LE PLUS IMPORTANT EST DE PARTICIPER

Le clou du spectacle reste donc la mise en scène de cette « primaire » (car il y aura une secondaire : l’auto-désignation par la bourgeoisie du gagnant). Vous êtes une merde si vous n’y participez point. Trois conditions il faut remplir pour participer au scrutin : être inscrit sur les listes électorales, payer une cotisation d'un euro minimum et "signer, en forme d’émargement, une déclaration sur l’honneur d’adhésion aux valeurs de la gauche, exprimées sous forme de texte publié par les partis co-organisateurs, ou si la forme paraît trop lourde un engagement de soutien au vainqueur de la primaire". Parce qu’on s’adresse à nombre d’illettrés avec cette « charte d'adhésion aux valeurs de la gauche" qu’ils devront signer dans les bureaux de vote, les 9 et 16 octobre, s'ils veulent participer à la désignation du candidat commun du Parti socialiste et du Parti radical de gauche à la présidentielle de 2012. D’ailleurs un conseiller arabe du secrétaire par intérim Désir a contribué à réduire le texte de la charte (il ne nous précise pas si elle existe en version arabe) :"Notre souci était de faire le plus simple et le plus synthétique possible afin que la lecture du texte ne soit pas rédhibitoire pour les électeurs les moins favorisés", explique Mehdi Ouraoui, conseiller politique de M. Désir.
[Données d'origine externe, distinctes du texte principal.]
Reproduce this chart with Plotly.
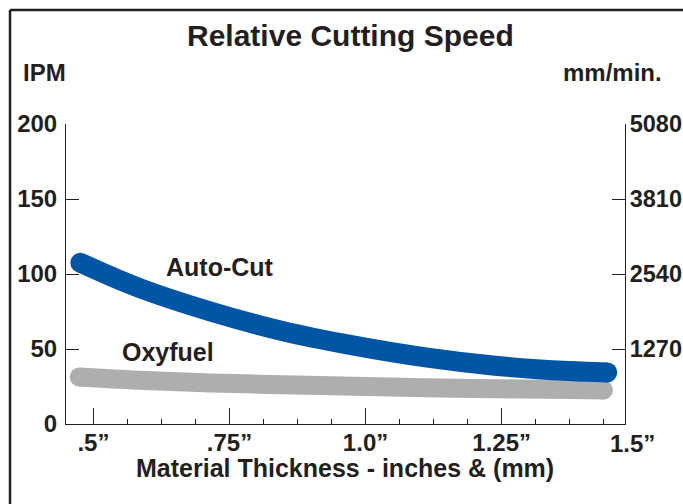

Cette charte, la voici. Elle tient en une phrase : "Je me reconnais dans les valeurs de la Gauche et de la République, dans le projet d'une société de liberté, d'égalité, de fraternité, de laïcité, de justice et de progrès solidaire."

Simple non ?

La primaire fait du bien au PS dans la mesure où elle transforme la désignation de son candidat à la présidentielle en un événement de politique nationale. Ce qui peut assurer au candidat qui sera désigné une dynamique pour la campagne présidentielle elle-même. En même temps, si cette procédure dépossède le parti et ses militants d'une de leurs principales prérogatives mais en leur permettant de... gagner des adhérents malgré eux : 9 600 bureaux de vote, 33 millions de bulletins imprimés, des dizaines de milliers de volontaires engagés... l'opération est d’une ampleur inédite pour un parti politique, mais quel renouveau de praticiens imaginatifs !

Ouverte à tous les citoyens inscrits sur les listes électorales, la primaire intéresse beaucoup les militants d’extrême gauche et les écologistes qui devraient se déplacer pour choisir leur candidat de “second tour". Mais cet électorat motivé ne saurait être qualifié d’entriste, puisqu’il appartient à la grande famille de la gauche. Et ces quelques dizaines de milliers de voix ne devraient guère influencer le résultat si la participation est massive.

Une déclaration “des valeurs de la gauche" – 183 signes – que tous les votants, les pauvres, devront endosser avant de glisser leur bulletin dans l’urne. Après leur vote primaire, les voteurs se verront proposer de laisser leurs coordonnées afin de recevoir des informations sur la campagne et, le cas échéant, d’y jouer un rôle plus actif (participation à des réunions publiques, distribution de tracts, etc.). A la différence des listes d’émargement qui seront détruites conformément aux recommandations de la Commission nationale de l’Informatique et des Libertés (Cnil), ce fichier de volontaires sera donc précieusement conservé et exploité pendant la campagne. “Les volontaires utiliseront le stylo électronique pour saisir leurs coordonnées qui seront instantanément numérisées. L’objectif dans la foulée de cette grandiose manip: augmenter le nombre d’adhérents du Parti socialiste, estimé aujourd’hui à environ 120 000. Et se préparer à perdre l’élection présidentielle, après avoir sérieusement contribué éventuellement à retoquer la vie politique bourgeoise.